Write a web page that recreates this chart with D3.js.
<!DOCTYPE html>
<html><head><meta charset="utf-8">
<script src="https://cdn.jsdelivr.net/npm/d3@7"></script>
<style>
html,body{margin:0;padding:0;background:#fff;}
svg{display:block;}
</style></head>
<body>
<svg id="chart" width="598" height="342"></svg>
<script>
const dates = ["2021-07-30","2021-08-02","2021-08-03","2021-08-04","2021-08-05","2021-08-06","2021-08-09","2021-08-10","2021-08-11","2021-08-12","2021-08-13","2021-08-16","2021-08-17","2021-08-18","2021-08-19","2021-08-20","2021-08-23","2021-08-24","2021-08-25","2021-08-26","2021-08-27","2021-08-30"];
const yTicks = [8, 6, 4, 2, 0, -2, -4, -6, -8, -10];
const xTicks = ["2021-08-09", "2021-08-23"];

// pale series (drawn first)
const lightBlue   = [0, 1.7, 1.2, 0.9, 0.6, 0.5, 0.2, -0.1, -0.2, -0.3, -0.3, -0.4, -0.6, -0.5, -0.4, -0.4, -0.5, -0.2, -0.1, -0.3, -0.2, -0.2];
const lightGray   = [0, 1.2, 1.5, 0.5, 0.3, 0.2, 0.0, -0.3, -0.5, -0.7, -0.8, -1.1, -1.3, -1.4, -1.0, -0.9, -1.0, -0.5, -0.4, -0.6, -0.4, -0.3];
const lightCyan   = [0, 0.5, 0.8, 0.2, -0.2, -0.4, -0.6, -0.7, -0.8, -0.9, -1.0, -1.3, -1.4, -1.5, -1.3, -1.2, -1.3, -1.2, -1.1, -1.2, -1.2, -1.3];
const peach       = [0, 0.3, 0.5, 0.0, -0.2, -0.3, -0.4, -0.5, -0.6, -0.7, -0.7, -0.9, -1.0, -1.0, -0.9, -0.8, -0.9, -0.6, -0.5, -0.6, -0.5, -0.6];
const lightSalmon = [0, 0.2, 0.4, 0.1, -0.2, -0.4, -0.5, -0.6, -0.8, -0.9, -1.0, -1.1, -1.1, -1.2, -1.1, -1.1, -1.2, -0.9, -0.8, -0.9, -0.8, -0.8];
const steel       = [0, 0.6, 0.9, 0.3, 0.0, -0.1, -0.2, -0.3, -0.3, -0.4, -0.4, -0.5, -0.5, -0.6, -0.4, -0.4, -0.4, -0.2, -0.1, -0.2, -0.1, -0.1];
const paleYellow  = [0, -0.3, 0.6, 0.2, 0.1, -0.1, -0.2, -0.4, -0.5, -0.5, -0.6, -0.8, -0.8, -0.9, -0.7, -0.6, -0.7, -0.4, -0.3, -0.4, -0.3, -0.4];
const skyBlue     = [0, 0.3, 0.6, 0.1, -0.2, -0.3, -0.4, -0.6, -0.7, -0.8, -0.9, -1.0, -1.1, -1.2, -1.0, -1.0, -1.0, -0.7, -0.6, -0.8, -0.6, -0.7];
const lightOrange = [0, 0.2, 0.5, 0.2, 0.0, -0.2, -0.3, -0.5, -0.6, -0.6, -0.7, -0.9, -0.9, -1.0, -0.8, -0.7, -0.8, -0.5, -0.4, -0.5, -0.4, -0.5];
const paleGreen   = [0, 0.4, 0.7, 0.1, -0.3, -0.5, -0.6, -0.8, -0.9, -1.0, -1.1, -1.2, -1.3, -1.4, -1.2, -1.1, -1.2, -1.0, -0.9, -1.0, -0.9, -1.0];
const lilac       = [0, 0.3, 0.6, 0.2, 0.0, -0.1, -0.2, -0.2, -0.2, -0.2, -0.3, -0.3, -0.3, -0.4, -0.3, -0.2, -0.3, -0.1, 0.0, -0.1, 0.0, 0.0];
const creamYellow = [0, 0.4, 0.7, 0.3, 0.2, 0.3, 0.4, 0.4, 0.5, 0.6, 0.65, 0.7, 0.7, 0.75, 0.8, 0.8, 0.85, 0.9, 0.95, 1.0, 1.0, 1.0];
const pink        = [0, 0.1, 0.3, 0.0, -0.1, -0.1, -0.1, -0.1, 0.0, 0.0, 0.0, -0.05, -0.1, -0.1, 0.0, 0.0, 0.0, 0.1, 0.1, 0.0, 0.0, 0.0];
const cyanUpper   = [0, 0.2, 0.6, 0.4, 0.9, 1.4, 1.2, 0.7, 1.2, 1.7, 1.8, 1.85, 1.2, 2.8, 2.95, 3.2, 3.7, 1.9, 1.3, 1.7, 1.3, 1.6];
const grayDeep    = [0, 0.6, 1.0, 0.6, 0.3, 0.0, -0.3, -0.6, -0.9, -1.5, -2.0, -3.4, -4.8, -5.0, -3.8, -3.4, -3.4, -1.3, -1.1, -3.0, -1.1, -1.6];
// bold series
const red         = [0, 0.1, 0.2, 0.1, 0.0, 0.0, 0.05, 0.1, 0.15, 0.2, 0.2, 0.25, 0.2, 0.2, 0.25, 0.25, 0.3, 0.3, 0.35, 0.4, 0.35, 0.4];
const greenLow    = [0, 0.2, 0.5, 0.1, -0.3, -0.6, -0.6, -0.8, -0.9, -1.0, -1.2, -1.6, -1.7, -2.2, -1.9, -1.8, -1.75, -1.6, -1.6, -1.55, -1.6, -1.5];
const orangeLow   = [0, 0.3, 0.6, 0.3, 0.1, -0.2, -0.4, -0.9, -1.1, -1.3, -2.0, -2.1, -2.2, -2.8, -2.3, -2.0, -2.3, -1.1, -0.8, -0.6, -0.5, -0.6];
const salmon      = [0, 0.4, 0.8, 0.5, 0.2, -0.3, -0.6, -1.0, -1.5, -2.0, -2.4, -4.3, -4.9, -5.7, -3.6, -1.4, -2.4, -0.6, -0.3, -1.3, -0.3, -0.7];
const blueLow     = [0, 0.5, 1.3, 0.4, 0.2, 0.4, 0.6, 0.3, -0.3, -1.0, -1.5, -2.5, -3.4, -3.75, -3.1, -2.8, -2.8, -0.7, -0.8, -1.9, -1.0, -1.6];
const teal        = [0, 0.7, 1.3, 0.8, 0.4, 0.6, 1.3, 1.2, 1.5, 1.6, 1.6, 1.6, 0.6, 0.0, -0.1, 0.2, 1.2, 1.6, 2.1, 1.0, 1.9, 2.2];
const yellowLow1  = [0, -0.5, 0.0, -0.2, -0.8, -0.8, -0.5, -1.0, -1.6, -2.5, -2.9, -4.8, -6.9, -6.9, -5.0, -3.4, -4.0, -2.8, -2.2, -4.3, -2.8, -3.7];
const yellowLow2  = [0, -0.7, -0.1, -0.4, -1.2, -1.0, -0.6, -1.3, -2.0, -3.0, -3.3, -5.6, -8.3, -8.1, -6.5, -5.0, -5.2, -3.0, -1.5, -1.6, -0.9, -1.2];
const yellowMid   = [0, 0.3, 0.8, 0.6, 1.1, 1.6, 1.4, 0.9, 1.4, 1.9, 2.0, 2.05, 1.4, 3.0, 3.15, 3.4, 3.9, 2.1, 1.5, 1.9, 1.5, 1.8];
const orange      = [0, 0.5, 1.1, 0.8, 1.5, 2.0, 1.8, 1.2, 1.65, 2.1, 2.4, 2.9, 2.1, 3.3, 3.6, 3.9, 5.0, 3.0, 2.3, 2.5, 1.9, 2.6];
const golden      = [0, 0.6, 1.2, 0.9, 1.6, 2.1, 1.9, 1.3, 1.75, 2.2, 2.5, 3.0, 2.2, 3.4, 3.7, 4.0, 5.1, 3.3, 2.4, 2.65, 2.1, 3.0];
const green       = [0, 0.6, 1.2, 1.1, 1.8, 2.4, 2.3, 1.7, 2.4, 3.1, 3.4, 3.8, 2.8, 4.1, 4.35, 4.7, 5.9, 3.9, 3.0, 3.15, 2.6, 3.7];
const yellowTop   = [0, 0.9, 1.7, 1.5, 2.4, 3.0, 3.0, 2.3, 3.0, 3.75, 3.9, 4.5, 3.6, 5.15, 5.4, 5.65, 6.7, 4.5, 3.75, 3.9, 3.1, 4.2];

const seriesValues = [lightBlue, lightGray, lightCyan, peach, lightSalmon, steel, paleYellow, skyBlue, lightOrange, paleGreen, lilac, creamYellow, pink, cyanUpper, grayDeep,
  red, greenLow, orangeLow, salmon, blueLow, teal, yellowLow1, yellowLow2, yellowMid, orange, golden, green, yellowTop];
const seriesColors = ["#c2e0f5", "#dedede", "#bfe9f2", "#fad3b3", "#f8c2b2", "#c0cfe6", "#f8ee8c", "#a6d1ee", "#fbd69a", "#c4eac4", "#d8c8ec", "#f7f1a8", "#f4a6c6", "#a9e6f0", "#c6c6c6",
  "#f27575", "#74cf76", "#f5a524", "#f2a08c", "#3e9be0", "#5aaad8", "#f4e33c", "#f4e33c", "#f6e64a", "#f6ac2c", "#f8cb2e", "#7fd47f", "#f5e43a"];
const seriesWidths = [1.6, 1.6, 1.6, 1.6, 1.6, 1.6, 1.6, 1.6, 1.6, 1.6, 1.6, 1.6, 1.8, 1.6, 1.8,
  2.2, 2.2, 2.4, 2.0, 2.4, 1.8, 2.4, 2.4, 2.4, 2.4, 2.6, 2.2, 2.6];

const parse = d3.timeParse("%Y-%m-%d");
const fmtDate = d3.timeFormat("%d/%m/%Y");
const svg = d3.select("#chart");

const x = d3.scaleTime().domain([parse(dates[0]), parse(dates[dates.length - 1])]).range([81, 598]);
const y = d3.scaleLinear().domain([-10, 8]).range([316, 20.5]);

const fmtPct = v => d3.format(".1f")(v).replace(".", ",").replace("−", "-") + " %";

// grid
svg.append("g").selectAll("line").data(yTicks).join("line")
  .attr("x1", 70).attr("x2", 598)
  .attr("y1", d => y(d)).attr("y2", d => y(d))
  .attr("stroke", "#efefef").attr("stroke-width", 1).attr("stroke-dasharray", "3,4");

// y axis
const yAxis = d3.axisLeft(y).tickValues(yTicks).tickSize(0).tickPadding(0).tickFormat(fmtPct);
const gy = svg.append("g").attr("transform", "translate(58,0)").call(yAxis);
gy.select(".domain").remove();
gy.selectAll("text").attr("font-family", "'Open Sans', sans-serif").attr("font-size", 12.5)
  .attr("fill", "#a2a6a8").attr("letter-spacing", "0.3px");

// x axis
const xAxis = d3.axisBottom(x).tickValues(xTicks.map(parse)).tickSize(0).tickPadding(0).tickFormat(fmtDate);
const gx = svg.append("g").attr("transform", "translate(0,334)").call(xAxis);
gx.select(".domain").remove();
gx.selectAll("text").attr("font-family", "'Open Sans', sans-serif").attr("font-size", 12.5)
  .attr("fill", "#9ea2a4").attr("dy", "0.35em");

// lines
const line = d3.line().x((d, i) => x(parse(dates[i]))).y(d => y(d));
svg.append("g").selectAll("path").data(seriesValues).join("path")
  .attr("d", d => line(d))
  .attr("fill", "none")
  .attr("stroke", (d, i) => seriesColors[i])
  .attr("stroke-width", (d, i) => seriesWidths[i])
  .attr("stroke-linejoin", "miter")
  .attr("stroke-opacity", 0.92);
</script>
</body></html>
——
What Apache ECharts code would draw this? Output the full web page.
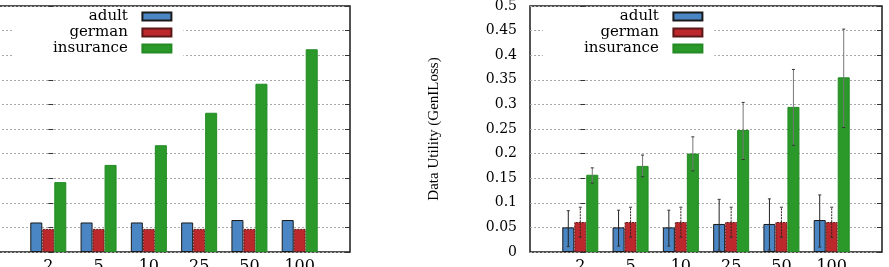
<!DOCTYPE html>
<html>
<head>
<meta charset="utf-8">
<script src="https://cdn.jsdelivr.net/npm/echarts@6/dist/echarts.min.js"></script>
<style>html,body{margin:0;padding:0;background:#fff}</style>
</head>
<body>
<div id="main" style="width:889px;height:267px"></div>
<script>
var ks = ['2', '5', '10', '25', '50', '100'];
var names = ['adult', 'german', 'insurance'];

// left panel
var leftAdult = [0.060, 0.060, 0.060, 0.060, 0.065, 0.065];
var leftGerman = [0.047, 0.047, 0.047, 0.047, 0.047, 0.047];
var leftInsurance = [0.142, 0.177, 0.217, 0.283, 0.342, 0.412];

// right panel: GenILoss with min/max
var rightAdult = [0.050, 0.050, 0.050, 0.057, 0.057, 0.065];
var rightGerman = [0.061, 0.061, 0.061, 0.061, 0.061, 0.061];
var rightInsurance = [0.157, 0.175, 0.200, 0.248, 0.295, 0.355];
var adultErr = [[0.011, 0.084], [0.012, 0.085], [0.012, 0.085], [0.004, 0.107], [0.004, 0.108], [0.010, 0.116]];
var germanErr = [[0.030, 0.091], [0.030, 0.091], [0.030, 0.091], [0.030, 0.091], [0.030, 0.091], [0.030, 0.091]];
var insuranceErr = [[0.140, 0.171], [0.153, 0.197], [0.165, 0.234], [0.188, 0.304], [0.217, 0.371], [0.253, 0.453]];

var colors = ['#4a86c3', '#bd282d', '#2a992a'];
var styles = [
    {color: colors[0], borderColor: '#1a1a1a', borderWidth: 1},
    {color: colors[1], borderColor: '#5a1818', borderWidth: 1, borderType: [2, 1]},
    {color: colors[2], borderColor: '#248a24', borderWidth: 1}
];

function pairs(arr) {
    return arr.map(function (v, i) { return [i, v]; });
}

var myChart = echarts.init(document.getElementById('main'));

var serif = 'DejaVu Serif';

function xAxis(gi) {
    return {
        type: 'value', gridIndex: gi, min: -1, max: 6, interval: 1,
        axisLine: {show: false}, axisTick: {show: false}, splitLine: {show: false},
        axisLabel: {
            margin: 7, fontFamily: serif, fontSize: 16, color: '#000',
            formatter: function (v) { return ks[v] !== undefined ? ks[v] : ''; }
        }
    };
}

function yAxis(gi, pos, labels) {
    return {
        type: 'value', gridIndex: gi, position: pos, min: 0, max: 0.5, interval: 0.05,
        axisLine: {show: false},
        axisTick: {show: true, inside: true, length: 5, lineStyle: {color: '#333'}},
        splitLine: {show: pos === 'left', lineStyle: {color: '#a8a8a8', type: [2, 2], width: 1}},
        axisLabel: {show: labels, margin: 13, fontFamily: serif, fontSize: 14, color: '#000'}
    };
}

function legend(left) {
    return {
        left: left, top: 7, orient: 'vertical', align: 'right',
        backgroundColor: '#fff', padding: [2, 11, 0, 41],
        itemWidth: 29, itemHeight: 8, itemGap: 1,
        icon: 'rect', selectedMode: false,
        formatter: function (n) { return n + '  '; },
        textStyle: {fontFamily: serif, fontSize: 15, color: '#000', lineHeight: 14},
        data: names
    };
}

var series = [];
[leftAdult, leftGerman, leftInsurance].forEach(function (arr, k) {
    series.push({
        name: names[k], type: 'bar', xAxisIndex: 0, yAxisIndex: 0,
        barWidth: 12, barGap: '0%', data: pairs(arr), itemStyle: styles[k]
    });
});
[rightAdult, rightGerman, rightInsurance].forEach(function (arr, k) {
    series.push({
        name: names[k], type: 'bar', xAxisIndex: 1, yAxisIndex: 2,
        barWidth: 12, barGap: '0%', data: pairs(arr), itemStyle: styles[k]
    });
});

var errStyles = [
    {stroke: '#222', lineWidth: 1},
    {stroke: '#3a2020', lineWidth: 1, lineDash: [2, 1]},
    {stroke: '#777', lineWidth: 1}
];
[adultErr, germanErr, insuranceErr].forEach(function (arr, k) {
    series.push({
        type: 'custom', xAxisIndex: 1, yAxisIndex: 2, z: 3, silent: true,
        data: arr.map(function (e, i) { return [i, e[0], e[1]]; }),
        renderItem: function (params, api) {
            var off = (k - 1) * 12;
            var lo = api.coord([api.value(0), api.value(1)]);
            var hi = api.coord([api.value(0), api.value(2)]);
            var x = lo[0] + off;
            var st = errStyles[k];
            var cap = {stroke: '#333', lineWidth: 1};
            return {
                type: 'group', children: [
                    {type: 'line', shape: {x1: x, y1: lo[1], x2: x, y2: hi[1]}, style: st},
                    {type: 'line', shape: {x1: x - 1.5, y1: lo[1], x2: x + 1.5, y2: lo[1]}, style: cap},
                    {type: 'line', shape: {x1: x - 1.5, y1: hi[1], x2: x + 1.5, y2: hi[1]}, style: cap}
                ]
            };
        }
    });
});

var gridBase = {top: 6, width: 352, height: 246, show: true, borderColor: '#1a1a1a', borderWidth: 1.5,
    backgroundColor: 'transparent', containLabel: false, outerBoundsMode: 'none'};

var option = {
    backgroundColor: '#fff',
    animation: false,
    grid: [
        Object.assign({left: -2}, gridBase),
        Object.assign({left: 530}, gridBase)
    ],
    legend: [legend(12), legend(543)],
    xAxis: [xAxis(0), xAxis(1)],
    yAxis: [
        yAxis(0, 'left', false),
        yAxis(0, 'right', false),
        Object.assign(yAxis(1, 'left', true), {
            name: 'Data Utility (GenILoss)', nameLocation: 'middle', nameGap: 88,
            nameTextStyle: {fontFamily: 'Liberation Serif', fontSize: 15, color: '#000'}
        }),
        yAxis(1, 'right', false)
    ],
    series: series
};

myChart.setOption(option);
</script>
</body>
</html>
——
● **Aim of the exercise**:
Beginning with the line above that contains "What Apache ECharts" and ending with the line that contains "var leftInsurance = [0.142, 0.177, 0.217, 0.283, 0.342, 0.412];", quote each line exactly, keeping out the pictures.

● **Full output**:
What Apache ECharts code would draw this? Output the full web page.
<!DOCTYPE html>
<html>
<head>
<meta charset="utf-8">
<script src="https://cdn.jsdelivr.net/npm/echarts@6/dist/echarts.min.js"></script>
<style>html,body{margin:0;padding:0;background:#fff}</style>
</head>
<body>
<div id="main" style="width:889px;height:267px"></div>
<script>
var ks = ['2', '5', '10', '25', '50', '100'];
var names = ['adult', 'german', 'insurance'];

// left panel
var leftAdult = [0.060, 0.060, 0.060, 0.060, 0.065, 0.065];
var leftGerman = [0.047, 0.047, 0.047, 0.047, 0.047, 0.047];
var leftInsurance = [0.142, 0.177, 0.217, 0.283, 0.342, 0.412];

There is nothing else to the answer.